We see a number of issues arising in due course, including:

  • Applications by the respondent to vary or discharge an UWO. It might be argued that firstly, the requirements in s.362B have not been met (and the order should not have been made) where the evidence relied on by the applicant enforcement authority was insufficient to establish the grounds to the required standard, or secondly where the evidence is said to be inaccurate and/or unreliable, or thirdly where there has been a failure in the duty of candour upon the applicant at the ex parte hearing to present evidence that was contrary to their application.
  • What the breadth of justified circumstances may be for non-compliance with an UWO on the basis of a reasonable excuse as per s.362C(1).
  • Whether the criminal offence in s.362E is limited to where there is purported compliance rather than simply non-compliance by refusal.
  • PEPs who may seek to assert that they have immunity from responding to an UWO.
  • The extent to which statements and evidence provided in response to an UWO will be used for investigation and intelligence and/or in other proceedings notwithstanding the general prohibition against using them in criminal proceedings contained in s.362F.
  • How the compensation provision in s.362R will be applied in practice when IFO’s are discharged and the owner pf the property alleges that they have suffered loss as a result due to the serious default of the enforcement authority.

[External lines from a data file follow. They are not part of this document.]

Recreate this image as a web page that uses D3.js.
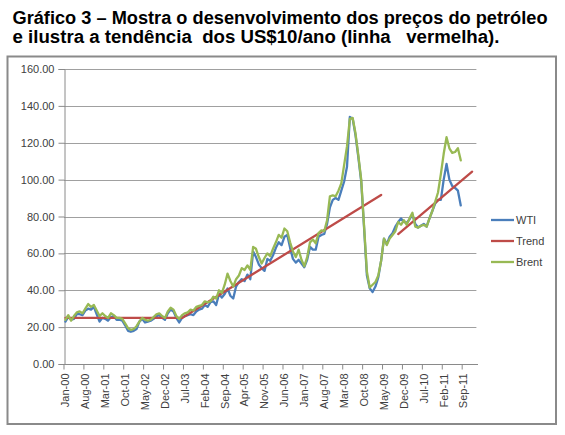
<!DOCTYPE html>
<html>
<head>
<meta charset="utf-8">
<script src="https://cdn.jsdelivr.net/npm/d3@7"></script>
<style>
  body { margin: 0; background: #fff; }
  svg { display: block; }
  text { font-family: "Liberation Sans", Arial, sans-serif; }
</style>
</head>
<body>
<script>
const width = 565;
const height = 435;

// monthly categories Jan-00 .. Jan-12
const months = d3.timeMonths(new Date(2000, 0, 1), new Date(2012, 1, 1));
const fmtMonth = d3.timeFormat("%b-%y");
const labels = months.map(fmtMonth);

// Jan-00 .. Aug-11
const wti = [
  23, 25.5, 24, 24.5, 27, 27, 26.5, 29, 30, 29.5, 31, 27,
  23, 25, 24.5, 23.5, 25.5, 26, 24, 24, 23.5, 21, 18, 17.5,
  18, 19, 23, 24.5, 22.5, 23, 23.5, 24.5, 26, 26.5, 25, 24,
  27.5, 29.5, 28.5, 25, 22.5, 25, 26, 26.5, 27, 26.5, 28.5, 29.5,
  30, 32, 31, 33.5, 34, 32, 38, 36, 38, 41, 37, 35.5,
  42, 44.5, 46, 45, 48.5, 46, 61, 58, 54, 52, 50.5, 57,
  56, 59, 63, 66, 64.5, 69, 70, 63, 57, 55, 56.5, 54.5,
  52.5, 56.5, 63.5, 62, 62, 69, 70, 70.5, 76, 85, 89, 90,
  89, 94, 99, 107, 134, 133, 124, 112, 99, 74, 48, 41,
  39, 42, 47, 56, 68, 65, 69, 71, 74.5, 77, 79, 77,
  76.5, 78.5, 81, 76, 74, 75, 76, 74.5, 79, 83, 87, 89,
  89, 100, 108.5, 100, 96.5, 95.5, 94, 86
];

const brent = [
  24, 26.5, 23.5, 26, 28, 28.5, 27.5, 30, 32.5, 31, 32, 29,
  26, 27.5, 26, 25, 27.5, 26.5, 25, 25, 24.5, 22, 19.5, 18.5,
  19, 20.5, 23, 25, 24, 23.5, 24, 25.5, 27, 27.5, 26, 25,
  28.5, 30.5, 29.5, 26, 24.5, 26.5, 27.5, 28, 29.5, 29, 31, 31.5,
  32, 34, 33.5, 34, 36.5, 35.5, 40, 38.5, 43, 49, 45, 42,
  46, 48, 52, 51, 53.5, 51, 63.5, 62.5, 58, 54.5, 57.5, 60,
  58.5, 62.5, 66, 70, 68.5, 73.5, 72, 66, 61, 58, 62, 56.5,
  53, 58, 66, 67.5, 65.5, 71, 72.5, 72, 78, 91, 91.5, 91,
  94, 98, 108, 118, 133, 133.5, 125, 113, 100, 75, 50, 41.5,
  43, 44.5, 48, 56, 68, 64.5, 68, 70, 72, 77, 75.5, 78,
  75.5, 79, 82, 74.5, 74, 75, 75.5, 74.5, 79, 83, 88, 93,
  103, 114, 123, 117, 114.5, 115, 117, 110.5
];

// trend line vertices, two pieces
const trendA = [["Jan-00", 25], ["Jun-03", 25], ["Apr-09", 91.7]];
const trendB = [["Oct-09", 70.5], ["Dec-11", 104.3]];

const yTicks = [0, 20, 40, 60, 80, 100, 120, 140, 160];
const seriesNames = ["WTI", "Trend", "Brent"];
const colors = {WTI: "#4a7ebb", Trend: "#be4b48", Brent: "#98b954"};

const svg = d3.select("body").append("svg")
  .attr("width", width)
  .attr("height", height);

// title
const title = svg.append("g")
  .attr("font-weight", "bold")
  .attr("font-size", "17.5px")
  .attr("fill", "#000");
title.append("text")
  .attr("x", 12.5).attr("y", 24)
  .attr("textLength", 535).attr("lengthAdjust", "spacingAndGlyphs")
  .text("Gráfico 3 – Mostra o desenvolvimento dos preços do petróleo");
title.append("text")
  .attr("x", 12.5).attr("y", 43)
  .attr("textLength", 487).attr("lengthAdjust", "spacingAndGlyphs")
  .style("white-space", "pre")
  .text("e ilustra a tendência  dos US$10/ano (linha   vermelha).");

// chart area frame
svg.append("rect")
  .attr("x", 7.5).attr("y", 56.5)
  .attr("width", 548.5).attr("height", 367.5)
  .attr("fill", "#fff")
  .attr("stroke", "#8a8a8a")
  .attr("stroke-width", 2);

const x = d3.scaleBand().domain(labels).range([64, 476.4]).padding(0);
const bw = x.bandwidth();
const cx = (m) => x(m) + bw / 2;
const y = d3.scaleLinear().domain([0, 160]).range([364, 69]);

// gridlines
svg.append("g")
  .selectAll("line")
  .data(yTicks.slice(1))
  .join("line")
  .attr("x1", 64).attr("x2", 476.4)
  .attr("y1", (d) => Math.round(y(d)) + 0.5)
  .attr("y2", (d) => Math.round(y(d)) + 0.5)
  .attr("stroke", "#a0a0a0")
  .attr("stroke-width", 1);

// y axis
const yAxis = svg.append("g")
  .attr("transform", "translate(64.5,0)")
  .call(d3.axisLeft(y).tickValues(yTicks).tickFormat(d3.format(".2f")).tickSize(6).tickPadding(4));
yAxis.select(".domain").attr("stroke", "#8a8a8a");
yAxis.selectAll(".tick line").attr("stroke", "#8a8a8a");
yAxis.selectAll(".tick text")
  .attr("font-size", "11px")
  .attr("font-family", "Liberation Sans, Arial, sans-serif")
  .attr("fill", "#404040");

// x axis, a tick every 7 months
const xTickVals = labels.filter((d, i) => i % 7 === 0);
const xAxis = svg.append("g")
  .attr("transform", "translate(0,364.5)")
  .call(d3.axisBottom(x).tickValues(xTickVals).tickSize(5).tickSizeOuter(0));
xAxis.select(".domain").attr("stroke", "#8a8a8a").attr("d", "M64,0H478");
xAxis.selectAll(".tick line")
  .attr("stroke", "#8a8a8a")
  .attr("x1", -bw / 2).attr("x2", -bw / 2);
xAxis.selectAll(".tick text")
  .attr("font-size", "11px")
  .attr("font-family", "Liberation Sans, Arial, sans-serif")
  .attr("fill", "#404040")
  .attr("transform", "rotate(-90)")
  .attr("text-anchor", "end")
  .attr("x", -9)
  .attr("y", 0)
  .attr("dy", "0.35em");

// series
const line = d3.line()
  .x((d) => cx(d[0]))
  .y((d) => y(d[1]));

const pairs = (vals) => vals.map((v, i) => [labels[i], v]);

const plot = svg.append("g")
  .attr("fill", "none")
  .attr("stroke-width", 2.3)
  .attr("stroke-linejoin", "round")
  .attr("stroke-linecap", "round");

plot.append("path").attr("d", line(pairs(wti))).attr("stroke", colors.WTI);
plot.append("path").attr("d", line(trendA)).attr("stroke", colors.Trend);
plot.append("path").attr("d", line(trendB)).attr("stroke", colors.Trend);
plot.append("path").attr("d", line(pairs(brent))).attr("stroke", colors.Brent);

// legend
const legend = svg.append("g")
  .selectAll("g")
  .data(seriesNames)
  .join("g")
  .attr("transform", (d, i) => `translate(491,${220 + i * 21})`);
legend.append("line")
  .attr("x1", 0).attr("x2", 23)
  .attr("stroke", (d) => colors[d])
  .attr("stroke-width", 2.3);
legend.append("text")
  .attr("x", 25).attr("dy", "0.35em")
  .attr("font-size", "11px")
  .attr("fill", "#404040")
  .text((d) => d);
</script>
</body>
</html>
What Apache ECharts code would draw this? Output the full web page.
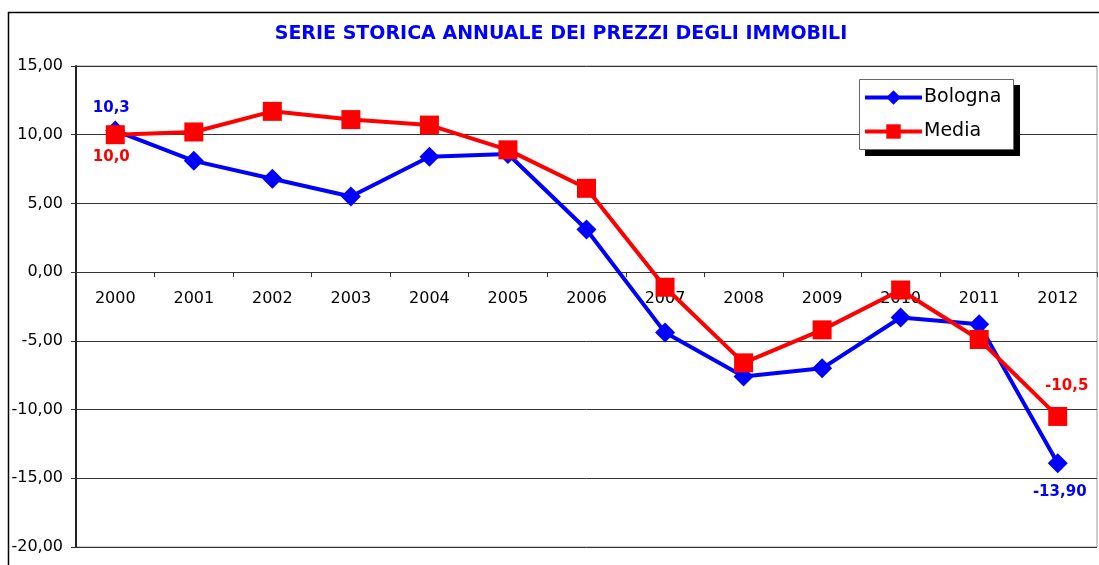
<!DOCTYPE html>
<html>
<head>
<meta charset="utf-8">
<script src="https://cdn.jsdelivr.net/npm/echarts@6/dist/echarts.min.js"></script>
<style>
  html, body { margin: 0; padding: 0; background: #fff; }
  #chart { width: 1099px; height: 565px; }
</style>
</head>
<body>
<div id="chart"></div>
<script>
const years = ['2000', '2001', '2002', '2003', '2004', '2005', '2006', '2007', '2008', '2009', '2010', '2011', '2012']
const bologna = [10.3, 8.1, 6.8, 5.5, 8.4, 8.6, 3.1, -4.4, -7.6, -7.0, -3.3, -3.8, -13.9]
const media = [10.0, 10.2, 11.7, 11.1, 10.7, 8.9, 6.1, -1.1, -6.6, -4.2, -1.3, -4.9, -10.5]
// only first and last points carry a label
const bolognaLabels = { 0: '10,3', 12: '-13,90' }
const mediaLabels = { 0: '10,0', 12: '-10,5' }

const FONT = "'DejaVu Sans', sans-serif"
const Y_MIN = -20, Y_MAX = 15
const GRID = { left: 76, right: 2, top: 66, bottom: 18 }

// label placement for first / last point: [position, distance, dx]
function pointData(values, labels, color, first, last) {
  return values.map((v, i) => {
    if (!(i in labels)) return v
    const p = i === 0 ? first : last
    return {
      value: v,
      label: {
        show: true,
        formatter: labels[i],
        position: p[0],
        distance: p[1],
        offset: [p[2], 0],
        color: color,
        fontFamily: FONT,
        fontWeight: 'bold',
        fontSize: 15
      }
    }
  })
}

const chart = echarts.init(document.getElementById('chart'), null, { renderer: 'canvas' })

// x axis sits on the zero line
const plotH = 565 - GRID.top - GRID.bottom
const zeroOffset = plotH * (0 - Y_MIN) / (Y_MAX - Y_MIN)

chart.setOption({
  backgroundColor: '#fff',
  animation: false,
  title: {
    text: 'SERIE STORICA ANNUALE DEI PREZZI DEGLI IMMOBILI',
    left: 556, top: 20, textAlign: 'center',
    textStyle: { color: '#0000ff', fontFamily: FONT, fontWeight: 'bold', fontSize: 19 }
  },
  graphic: [
    {
      type: 'rect', silent: true, z: -1,
      shape: { x: 8.5, y: 12.5, width: 1200, height: 700 },
      style: { fill: 'none', stroke: '#000', lineWidth: 1.5 }
    },
    // legend frame: hard black drop shadow, then white box
    {
      type: 'rect', silent: true, z: 4,
      shape: { x: 865, y: 85, width: 155, height: 71 },
      style: { fill: '#000' }
    },
    {
      type: 'rect', silent: true, z: 4,
      shape: { x: 859.5, y: 79.5, width: 154, height: 70 },
      style: { fill: '#fff', stroke: '#666', lineWidth: 1 }
    }
  ],
  legend: {
    orient: 'vertical',
    left: 859, top: 79, z: 5,
    padding: [9, 12, 9, 4],
    itemWidth: 57, itemHeight: 18, itemGap: 15,
    lineStyle: { width: 4 },
    textStyle: { color: '#000', fontFamily: FONT, fontSize: 19, padding: [0, 0, 0, -3] },
    data: ['Bologna', 'Media']
  },
  grid: {
    left: GRID.left, right: GRID.right, top: GRID.top, bottom: GRID.bottom,
    outerBoundsMode: 'none',
    show: true, borderColor: '#999', borderWidth: 1
  },
  xAxis: {
    type: 'category', data: years, boundaryGap: true,
    offset: -zeroOffset,
    axisLine: { onZero: false, lineStyle: { color: '#333', width: 1 } },
    axisTick: { show: true, length: 5, lineStyle: { color: '#333' } },
    axisLabel: { color: '#000', fontFamily: FONT, fontSize: 16, margin: 19 },
    splitLine: { show: false }
  },
  yAxis: {
    type: 'value', min: Y_MIN, max: Y_MAX, interval: 5,
    axisLine: { show: true, onZero: false, lineStyle: { color: '#222', width: 2 } },
    axisTick: { show: true, length: 5, lineStyle: { color: '#333' } },
    axisLabel: {
      color: '#000', fontFamily: FONT, fontSize: 16, margin: 13,
      formatter: v => v.toFixed(2).replace('.', ',')
    },
    splitLine: { lineStyle: { color: '#333', width: 1 } }
  },
  series: [
    {
      name: 'Bologna', type: 'line',
      data: pointData(bologna, bolognaLabels, '#0000ff', ['top', 5, -4], ['bottom', 11, 2]),
      color: '#0000ff',
      symbol: 'diamond', symbolSize: 20,
      lineStyle: { width: 4, color: '#0000ff' },
      itemStyle: { color: '#0000ff' }
    },
    {
      name: 'Media', type: 'line',
      data: pointData(media, mediaLabels, '#ff0000', ['bottom', 5, -4], ['top', 13, 9]),
      color: '#ff0000',
      symbol: 'rect', symbolSize: 19,
      lineStyle: { width: 4, color: '#ff0000' },
      itemStyle: { color: '#ff0000' }
    }
  ]
})
</script>
</body>
</html>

As with all new POCA creations we will have to allow a period for the UWO to take its first steps and grow accustomed to its environment before we can fully judge the predatory qualities and success in seeking what has, to date, been hidden and unexplained.

[1] Income is lawfully obtained if it is obtained lawfully under the laws if the country from where the income arises, s.362B(6)(c),

[2] The reasonable grounds for suspecting test appears in other parts of POCA, such as with applications for a Restraint Order (s.40(2)(b)), Search and Seizure warrants (s.353(2)) and Disclosure Orders (s.358(2)).

[3] A PEP is defined in s.362B(7), includes an individual who is, or has been, entrusted with prominent public functions by an international organisation or by a State other than the UK or another EEA state, a family member of a person as described above, a known or close associate or such a person or otherwise connected with a person as described.